--- Records supplied ---
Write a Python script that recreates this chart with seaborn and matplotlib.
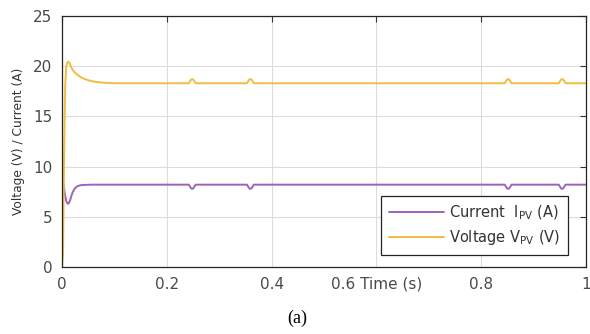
import matplotlib
matplotlib.use("Agg")
import matplotlib.pyplot as plt
import seaborn as sns
import pandas as pd

# Simulated PV array response: time (s), current I_PV (A) and voltage V_PV (V)
time = [0.000, 0.002, 0.004, 0.006, 0.008, 0.010, 0.012, 0.014, 0.016, 0.018,
        0.020, 0.024, 0.028, 0.032, 0.036, 0.040, 0.045, 0.050, 0.060, 0.080,
        0.100, 0.200, 0.242, 0.245, 0.247, 0.250, 0.252, 0.255, 0.300, 0.353,
        0.356, 0.358, 0.361, 0.363, 0.366, 0.500, 0.700, 0.845, 0.848, 0.850,
        0.853, 0.855, 0.858, 0.900, 0.948, 0.951, 0.953, 0.956, 0.958, 0.961,
        1.000]

current = [0.0, 8.4, 7.8, 7.1, 6.6, 6.35, 6.3, 6.45, 6.75, 7.1,
           7.4, 7.8, 8.0, 8.1, 8.15, 8.17, 8.18, 8.19, 8.2, 8.2,
           8.2, 8.2, 8.2, 7.95, 7.8, 7.8, 7.95, 8.2, 8.2, 8.2,
           7.95, 7.8, 7.8, 7.95, 8.2, 8.2, 8.2, 8.2, 7.95, 7.8,
           7.8, 7.95, 8.2, 8.2, 8.2, 7.95, 7.8, 7.8, 7.95, 8.2,
           8.2]

voltage = [0.0, 1.5, 11.0, 18.0, 19.9, 20.35, 20.45, 20.35, 20.1, 19.85,
           19.65, 19.4, 19.2, 19.05, 18.9, 18.8, 18.7, 18.6, 18.47, 18.35,
           18.3, 18.3, 18.3, 18.55, 18.7, 18.7, 18.55, 18.3, 18.3, 18.3,
           18.55, 18.7, 18.7, 18.55, 18.3, 18.3, 18.3, 18.3, 18.55, 18.7,
           18.7, 18.55, 18.3, 18.3, 18.3, 18.55, 18.7, 18.7, 18.55, 18.3,
           18.3]

x_ticks = [0, 0.2, 0.4, 0.6, 0.8, 1.0]
x_tick_labels = ["0", "0.2", "0.4", "0.6 Time (s)", "0.8", "1"]
y_ticks = [0, 5, 10, 15, 20, 25]

df = pd.DataFrame({"t": time, "i": current, "v": voltage})

sns.set_style("white")
plt.rcParams["font.family"] = ["DejaVu Sans"]
plt.rcParams["mathtext.fontset"] = "dejavusans"

fig = plt.figure(figsize=(5.9, 3.34), dpi=100)
ax = fig.add_axes([0.1051, 0.2006, 0.8881, 0.7515])

purple = "#9e62bb"
yellow = "#f1bc42"

sns.lineplot(data=df, x="t", y="i", ax=ax, color=purple, lw=1.4,
             label=r"Current  I$_{\mathrm{PV}}$ (A)")
sns.lineplot(data=df, x="t", y="v", ax=ax, color=yellow, lw=1.4,
             label=r"Voltage V$_{\mathrm{PV}}$ (V)")

ax.set_xlim(0, 1)
ax.set_ylim(0, 25)
ax.set_xticks(x_ticks)
ax.set_xticklabels(x_tick_labels)
ax.set_yticks(y_ticks)
ax.set_xlabel("")
ax.set_ylabel("Voltage (V) / Current (A)", fontsize=8.8, color="#333333", labelpad=6)

ax.grid(True, color="#dcdcdc", lw=0.8)
ax.tick_params(direction="in", length=4, width=0.8, top=True, right=True,
               labelsize=11, labelcolor="#4a4a4a", color="#333333", pad=7)
for s in ax.spines.values():
    s.set_color("#262626")
    s.set_linewidth(0.9)

leg = ax.legend(loc="lower right", bbox_to_anchor=(0.979, 0.02), fontsize=10.5,
                frameon=True, fancybox=False, edgecolor="#222222", framealpha=1,
                handlelength=3.8, handletextpad=0.35, borderpad=0.5,
                labelspacing=0.45)
leg.get_frame().set_linewidth(0.9)
for txt in leg.get_texts():
    txt.set_color("#333333")

fig.text(0.503, 0.048, "(a)", family="Liberation Serif", fontsize=13,
         ha="center", va="center", color="black")

fig.savefig("out.png", dpi=100)
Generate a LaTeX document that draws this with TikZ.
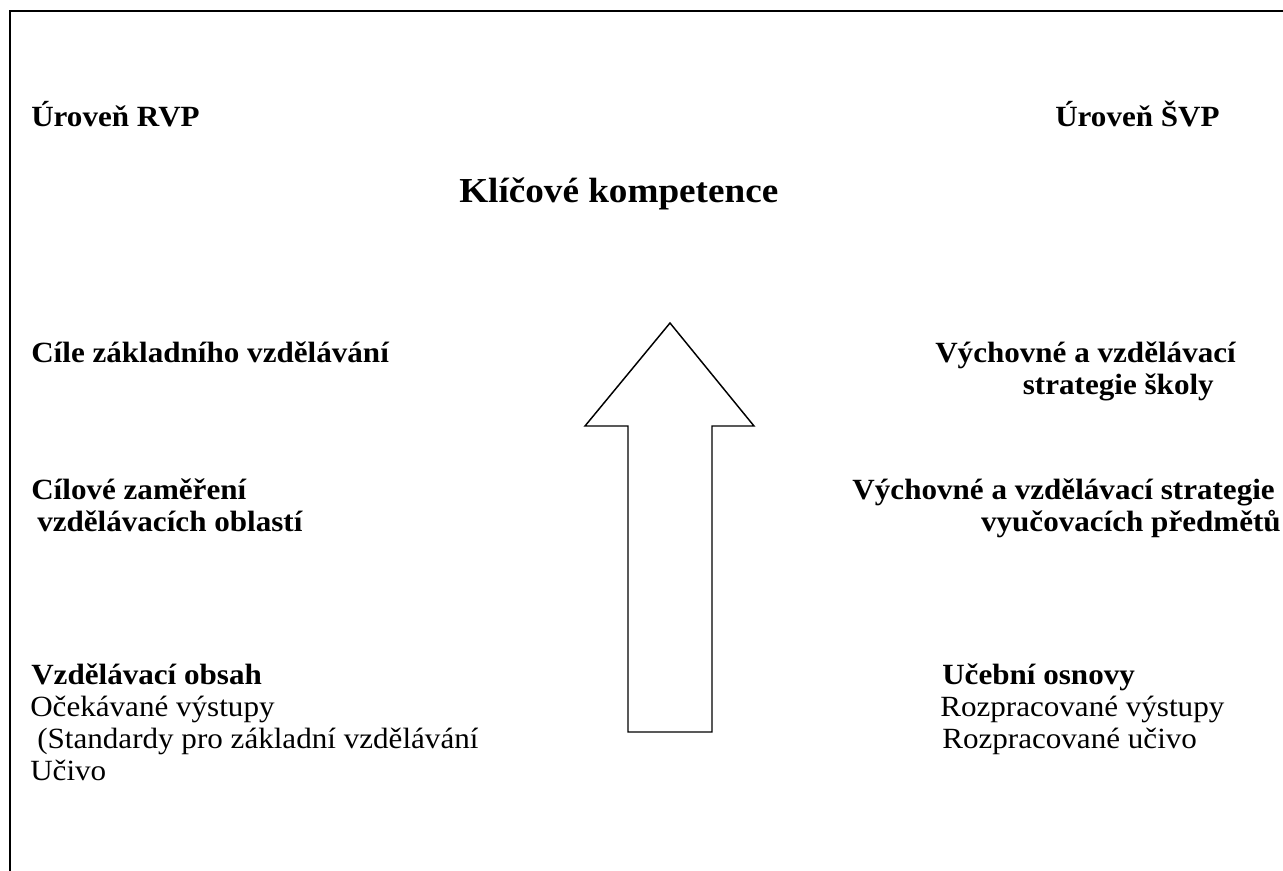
\documentclass[tikz,border=0pt]{standalone}
\usepackage{fontspec}
\setmainfont[FakeStretch=1.06]{Liberation Serif}
\begin{document}
\begin{tikzpicture}[x=0.75pt,y=-0.75pt,
  txt/.style={inner sep=0pt,anchor=base west,font=\fontsize{22}{24}\selectfont},
  btxt/.style={txt,font=\fontsize{22}{24}\selectfont\bfseries},
  ttl/.style={inner sep=0pt,anchor=base west,font=\fontsize{26.3}{28}\selectfont\bfseries},
  frame/.style={line width=1.5pt},
  bigarrow/.style={line width=1.1pt,line join=miter}]
\useasboundingbox (0,0) rectangle (1283,871);
% frame
\coordinate (fbl) at (10,871);
\coordinate (ftl) at (10,11);
\coordinate (ftr) at (1283,11);
\draw[frame] (fbl) -- (ftl) -- (ftr);
% headings
\node[btxt] (rvp) at (31,126) {Úroveň RVP};
\node[btxt] (svp) at (1055,126) {Úroveň ŠVP};
\node[ttl] (kk) at (459,202) {Klíčové kompetence};
% left column
\node[btxt] (cile) at (31,362) {Cíle základního vzdělávání};
\node[btxt] (cz1) at (31,499) {Cílové zaměření};
\node[btxt] (cz2) at (37,531) {vzdělávacích oblastí};
\node[btxt] (vo) at (31,684) {Vzdělávací obsah};
\node[txt] (ov) at (30,716) {Očekávané výstupy};
\node[txt] (std) at (37,748) {(Standardy pro základní vzdělávání};
\node[txt] (uc) at (30,780) {Učivo};
% right column
\node[btxt] (vs1) at (935,362) {Výchovné a vzdělávací};
\node[btxt,anchor=base east] (vs2) at (1214,394) {strategie školy};
\node[btxt,anchor=base east] (vp1) at (1275,499) {Výchovné a vzdělávací strategie};
\node[btxt,anchor=base east] (vp2) at (1281,531) {vyučovacích předmětů};
\node[btxt] (uo) at (942,684) {Učební osnovy};
\node[txt] (rv) at (940,716) {Rozpracované výstupy};
\node[txt] (ru) at (942,748) {Rozpracované učivo};
% arrow
\coordinate (tip) at (670,323);
\coordinate (hr) at (754,426);
\coordinate (sr) at (712,426);
\coordinate (br) at (712,732);
\coordinate (bl) at (628,732);
\coordinate (sl) at (628,426);
\coordinate (hl) at (585,426);
\draw[bigarrow] (tip) -- (hr) -- (sr) -- (br) -- (bl) -- (sl) -- (hl) -- cycle;
\end{tikzpicture}
\end{document}
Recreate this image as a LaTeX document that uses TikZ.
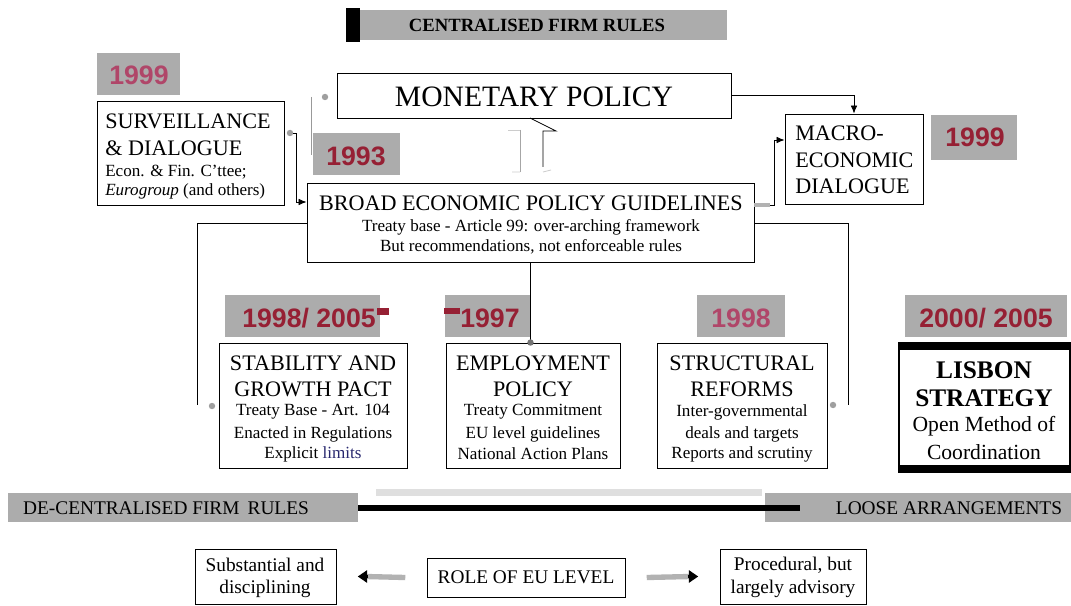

--- Work to be completed ---
In the entries above, find each line with the word "LaTeX" and show it.

--- Output of the task ---
Generate a LaTeX document that draws this with TikZ.
Recreate this image as a LaTeX document that uses TikZ.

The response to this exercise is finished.